» **GIVEN EXERCISE**: Please transcribe the listing below in full and word for word, without its pictures.

* * * * * * * * *

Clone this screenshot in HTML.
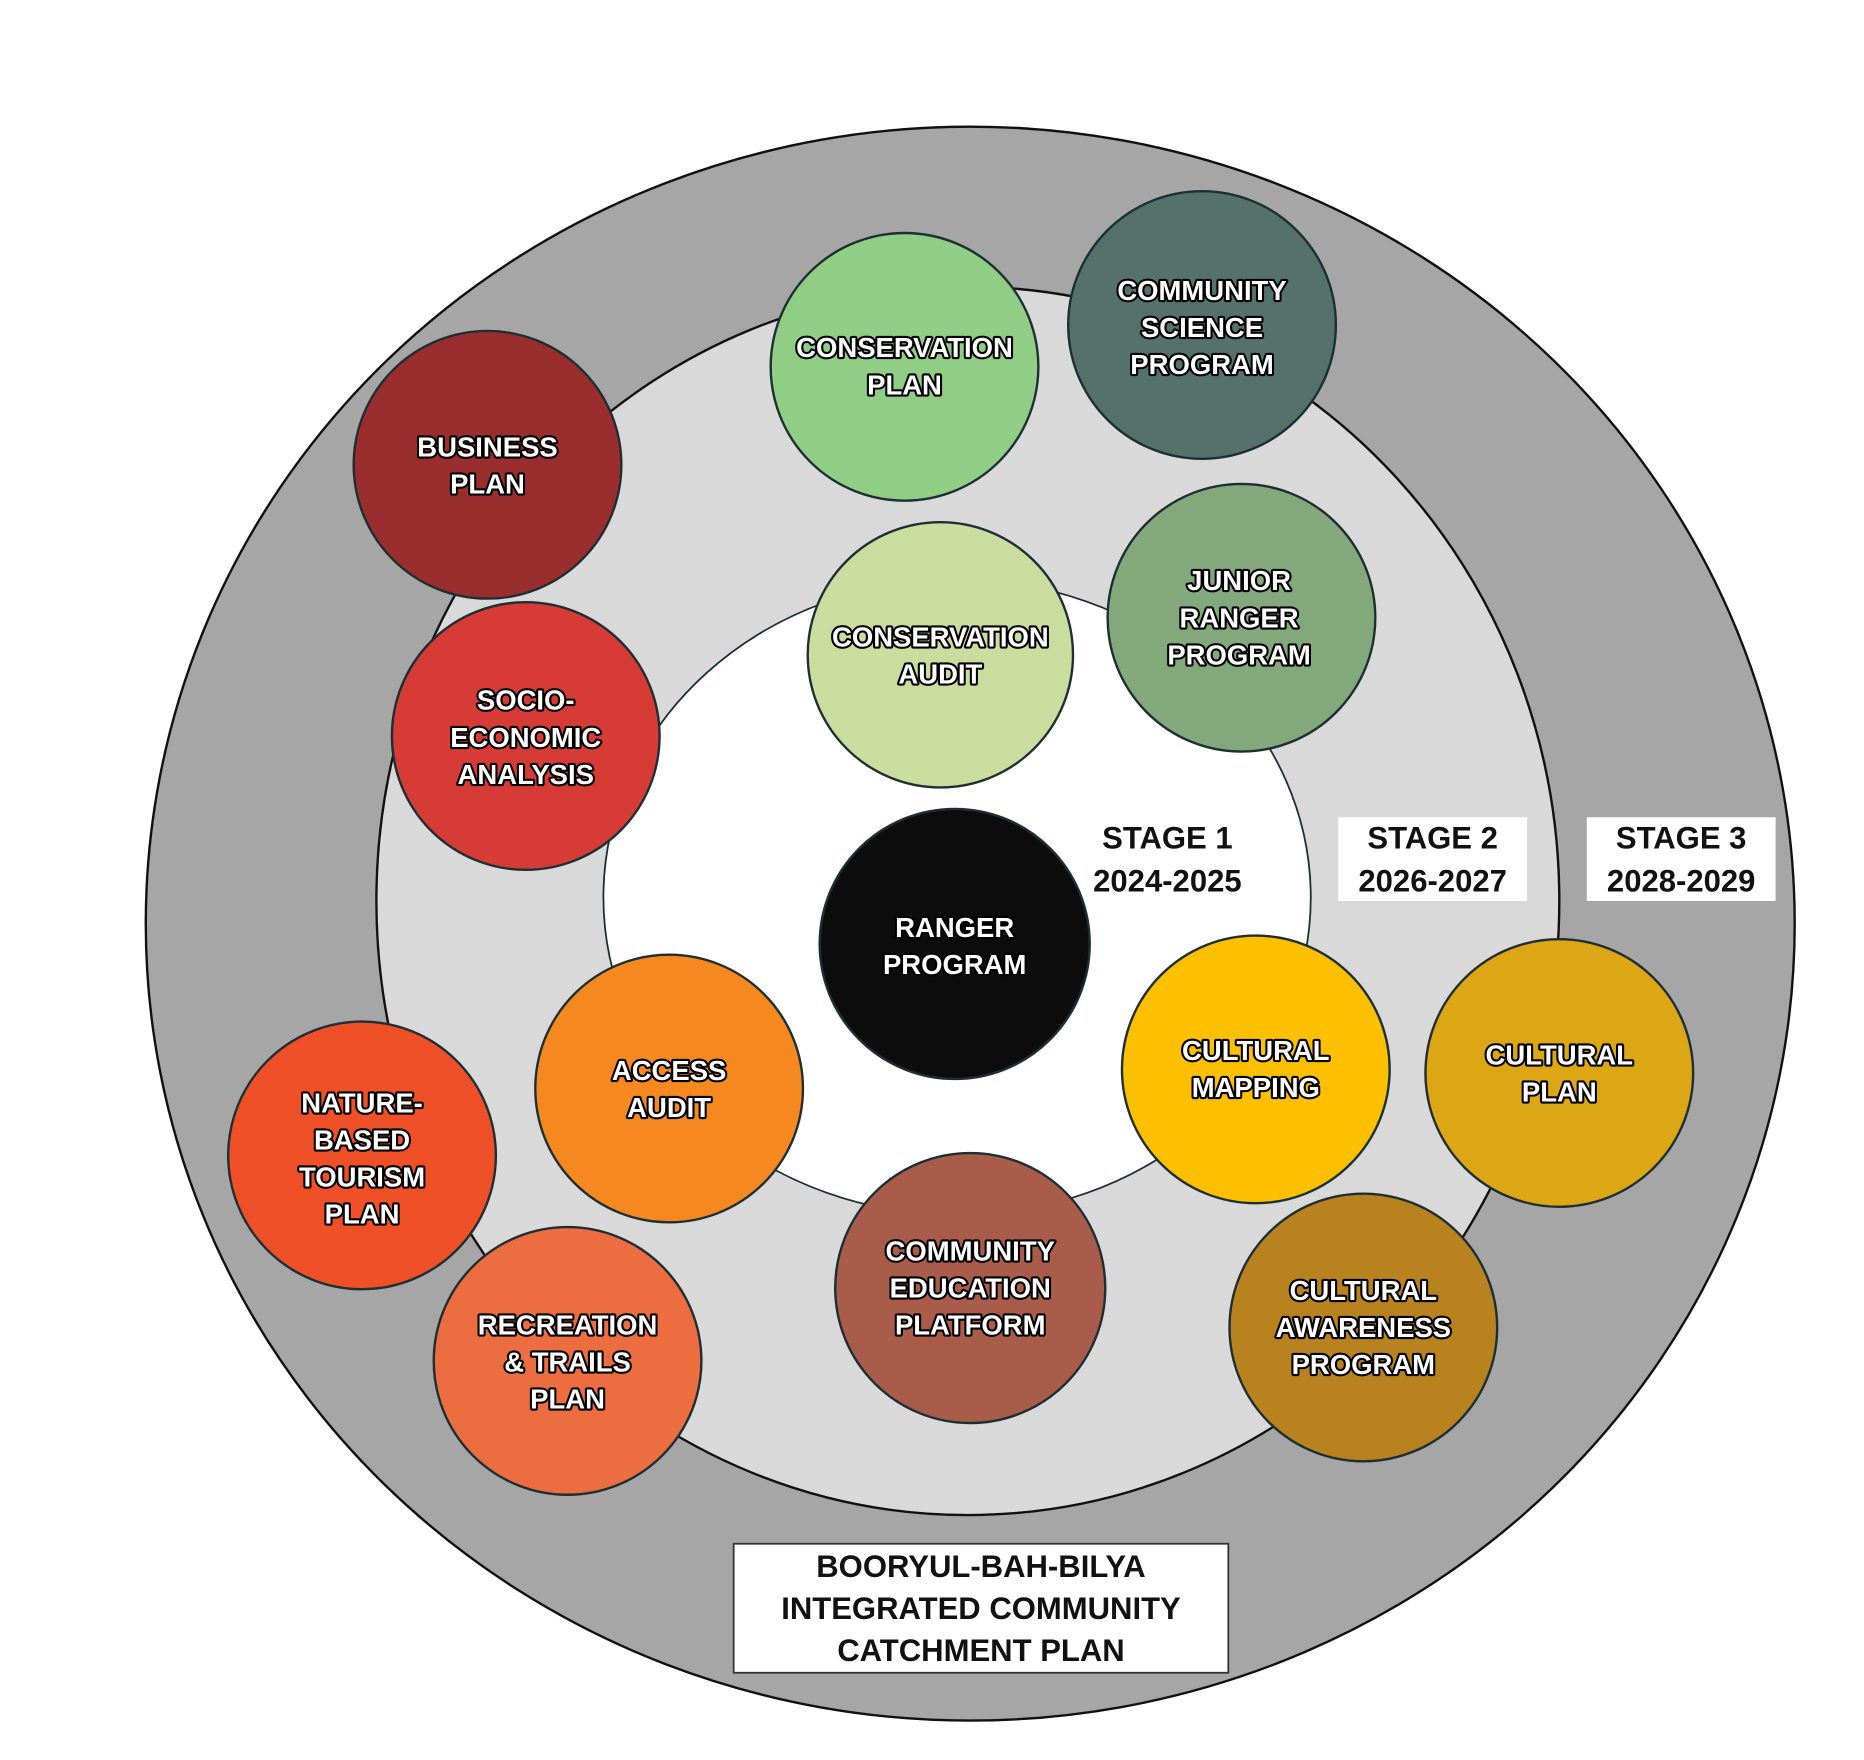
<!DOCTYPE html>
<html><head><meta charset="utf-8"><style>
html,body{margin:0;padding:0;background:#fff;}
svg{display:block}
.t{font-family:"Liberation Sans",sans-serif;font-weight:bold;font-size:23px;fill:#fff;stroke:#000;stroke-width:3.5px;paint-order:stroke;stroke-linejoin:round;text-anchor:middle}
.s{font-family:"Liberation Sans",sans-serif;font-weight:bold;font-size:26px;fill:#111;text-anchor:middle}
.c{stroke:#1e2f33;stroke-width:2}
</style></head><body>
<svg width="1864" height="1760" viewBox="0 0 1560 1473" preserveAspectRatio="none">
<rect width="1560" height="1473" fill="#fff"/>
<ellipse cx="812" cy="773" rx="690" ry="667" fill="#a6a6a6" stroke="#111" stroke-width="2"/>
<ellipse cx="810" cy="754" rx="495" ry="514" fill="#d9d9d9" stroke="#111" stroke-width="2"/>
<ellipse cx="801" cy="751" rx="296" ry="266" fill="#fff" stroke="#1e2f33" stroke-width="1.5"/>

<g class="c">
<circle cx="757" cy="307" r="112" fill="#8fce84"/>
<circle cx="1006" cy="272" r="112" fill="#55726a"/>
<circle cx="408" cy="389" r="112" fill="#9a2e2e"/>
<circle cx="787" cy="548" r="111" fill="#cbdd9e"/>
<circle cx="1039" cy="517" r="112" fill="#83a87c"/>
<circle cx="440" cy="616" r="112" fill="#d63c35"/>
<circle cx="799" cy="790" r="113" fill="#0c0c0c"/>
<circle cx="560" cy="911" r="112" fill="#f5891f"/>
<circle cx="303" cy="967" r="112" fill="#ef5028"/>
<circle cx="1051" cy="895" r="112" fill="#fdc000"/>
<circle cx="1305" cy="898" r="112" fill="#dca614"/>
<circle cx="812" cy="1078" r="113" fill="#a95c4a"/>
<circle cx="475" cy="1139" r="112" fill="#ec6d40"/>
<circle cx="1141" cy="1111" r="112" fill="#b8831f"/>
</g>

<text class="t" x="757" y="299">CONSERVATION</text><text class="t" x="757" y="330">PLAN</text>
<text class="t" x="1006" y="251">COMMUNITY</text><text class="t" x="1006" y="282">SCIENCE</text><text class="t" x="1006" y="313">PROGRAM</text>
<text class="t" x="408" y="382">BUSINESS</text><text class="t" x="408" y="413">PLAN</text>
<text class="t" x="787" y="541">CONSERVATION</text><text class="t" x="787" y="572">AUDIT</text>
<text class="t" x="1037" y="494">JUNIOR</text><text class="t" x="1037" y="525">RANGER</text><text class="t" x="1037" y="556">PROGRAM</text>
<text class="t" x="440" y="594">SOCIO-</text><text class="t" x="440" y="625">ECONOMIC</text><text class="t" x="440" y="656">ANALYSIS</text>
<text class="t" x="799" y="784">RANGER</text><text class="t" x="799" y="815">PROGRAM</text>
<text class="t" x="560" y="904">ACCESS</text><text class="t" x="560" y="935">AUDIT</text>
<text class="t" x="303" y="931">NATURE-</text><text class="t" x="303" y="962">BASED</text><text class="t" x="303" y="993">TOURISM</text><text class="t" x="303" y="1024">PLAN</text>
<text class="t" x="1051" y="887">CULTURAL</text><text class="t" x="1051" y="918">MAPPING</text>
<text class="t" x="1305" y="891">CULTURAL</text><text class="t" x="1305" y="922">PLAN</text>
<text class="t" x="812" y="1055">COMMUNITY</text><text class="t" x="812" y="1086">EDUCATION</text><text class="t" x="812" y="1117">PLATFORM</text>
<text class="t" x="475" y="1117">RECREATION</text><text class="t" x="475" y="1148">&amp; TRAILS</text><text class="t" x="475" y="1179">PLAN</text>
<text class="t" x="1141" y="1088">CULTURAL</text><text class="t" x="1141" y="1119">AWARENESS</text><text class="t" x="1141" y="1150">PROGRAM</text>

<text class="s" x="977" y="710">STAGE 1</text><text class="s" x="977" y="746">2024-2025</text>
<rect x="1120" y="684" width="158" height="70" fill="#fff"/>
<text class="s" x="1199" y="710">STAGE 2</text><text class="s" x="1199" y="746">2026-2027</text>
<rect x="1328" y="684" width="158" height="70" fill="#fff"/>
<text class="s" x="1407" y="710">STAGE 3</text><text class="s" x="1407" y="746">2028-2029</text>

<rect x="614" y="1292" width="414" height="108" fill="#fff" stroke="#333" stroke-width="1.5"/>
<text class="s" x="821" y="1320">BOORYUL-BAH-BILYA</text>
<text class="s" x="821" y="1355">INTEGRATED COMMUNITY</text>
<text class="s" x="821" y="1390">CATCHMENT PLAN</text>
</svg>
</body></html>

* * * * * * * * *

» **SOLUTION TO THIS EXERCISE**:
Clone this screenshot in HTML.
<!DOCTYPE html>
<html><head><meta charset="utf-8"><style>
html,body{margin:0;padding:0;background:#fff;}
svg{display:block}
.t{font-family:"Liberation Sans",sans-serif;font-weight:bold;font-size:23px;fill:#fff;stroke:#000;stroke-width:3.5px;paint-order:stroke;stroke-linejoin:round;text-anchor:middle}
.s{font-family:"Liberation Sans",sans-serif;font-weight:bold;font-size:26px;fill:#111;text-anchor:middle}
.c{stroke:#1e2f33;stroke-width:2}
</style></head><body>
<svg width="1864" height="1760" viewBox="0 0 1560 1473" preserveAspectRatio="none">
<rect width="1560" height="1473" fill="#fff"/>
<ellipse cx="812" cy="773" rx="690" ry="667" fill="#a6a6a6" stroke="#111" stroke-width="2"/>
<ellipse cx="810" cy="754" rx="495" ry="514" fill="#d9d9d9" stroke="#111" stroke-width="2"/>
<ellipse cx="801" cy="751" rx="296" ry="266" fill="#fff" stroke="#1e2f33" stroke-width="1.5"/>

<g class="c">
<circle cx="757" cy="307" r="112" fill="#8fce84"/>
<circle cx="1006" cy="272" r="112" fill="#55726a"/>
<circle cx="408" cy="389" r="112" fill="#9a2e2e"/>
<circle cx="787" cy="548" r="111" fill="#cbdd9e"/>
<circle cx="1039" cy="517" r="112" fill="#83a87c"/>
<circle cx="440" cy="616" r="112" fill="#d63c35"/>
<circle cx="799" cy="790" r="113" fill="#0c0c0c"/>
<circle cx="560" cy="911" r="112" fill="#f5891f"/>
<circle cx="303" cy="967" r="112" fill="#ef5028"/>
<circle cx="1051" cy="895" r="112" fill="#fdc000"/>
<circle cx="1305" cy="898" r="112" fill="#dca614"/>
<circle cx="812" cy="1078" r="113" fill="#a95c4a"/>
<circle cx="475" cy="1139" r="112" fill="#ec6d40"/>
<circle cx="1141" cy="1111" r="112" fill="#b8831f"/>
</g>

<text class="t" x="757" y="299">CONSERVATION</text><text class="t" x="757" y="330">PLAN</text>
<text class="t" x="1006" y="251">COMMUNITY</text><text class="t" x="1006" y="282">SCIENCE</text><text class="t" x="1006" y="313">PROGRAM</text>
<text class="t" x="408" y="382">BUSINESS</text><text class="t" x="408" y="413">PLAN</text>
<text class="t" x="787" y="541">CONSERVATION</text><text class="t" x="787" y="572">AUDIT</text>
<text class="t" x="1037" y="494">JUNIOR</text><text class="t" x="1037" y="525">RANGER</text><text class="t" x="1037" y="556">PROGRAM</text>
<text class="t" x="440" y="594">SOCIO-</text><text class="t" x="440" y="625">ECONOMIC</text><text class="t" x="440" y="656">ANALYSIS</text>
<text class="t" x="799" y="784">RANGER</text><text class="t" x="799" y="815">PROGRAM</text>
<text class="t" x="560" y="904">ACCESS</text><text class="t" x="560" y="935">AUDIT</text>
<text class="t" x="303" y="931">NATURE-</text><text class="t" x="303" y="962">BASED</text><text class="t" x="303" y="993">TOURISM</text><text class="t" x="303" y="1024">PLAN</text>
<text class="t" x="1051" y="887">CULTURAL</text><text class="t" x="1051" y="918">MAPPING</text>
<text class="t" x="1305" y="891">CULTURAL</text><text class="t" x="1305" y="922">PLAN</text>
<text class="t" x="812" y="1055">COMMUNITY</text><text class="t" x="812" y="1086">EDUCATION</text><text class="t" x="812" y="1117">PLATFORM</text>
<text class="t" x="475" y="1117">RECREATION</text><text class="t" x="475" y="1148">&amp; TRAILS</text><text class="t" x="475" y="1179">PLAN</text>
<text class="t" x="1141" y="1088">CULTURAL</text><text class="t" x="1141" y="1119">AWARENESS</text><text class="t" x="1141" y="1150">PROGRAM</text>

<text class="s" x="977" y="710">STAGE 1</text><text class="s" x="977" y="746">2024-2025</text>
<rect x="1120" y="684" width="158" height="70" fill="#fff"/>
<text class="s" x="1199" y="710">STAGE 2</text><text class="s" x="1199" y="746">2026-2027</text>
<rect x="1328" y="684" width="158" height="70" fill="#fff"/>
<text class="s" x="1407" y="710">STAGE 3</text><text class="s" x="1407" y="746">2028-2029</text>

<rect x="614" y="1292" width="414" height="108" fill="#fff" stroke="#333" stroke-width="1.5"/>
<text class="s" x="821" y="1320">BOORYUL-BAH-BILYA</text>
<text class="s" x="821" y="1355">INTEGRATED COMMUNITY</text>
<text class="s" x="821" y="1390">CATCHMENT PLAN</text>
</svg>
</body></html>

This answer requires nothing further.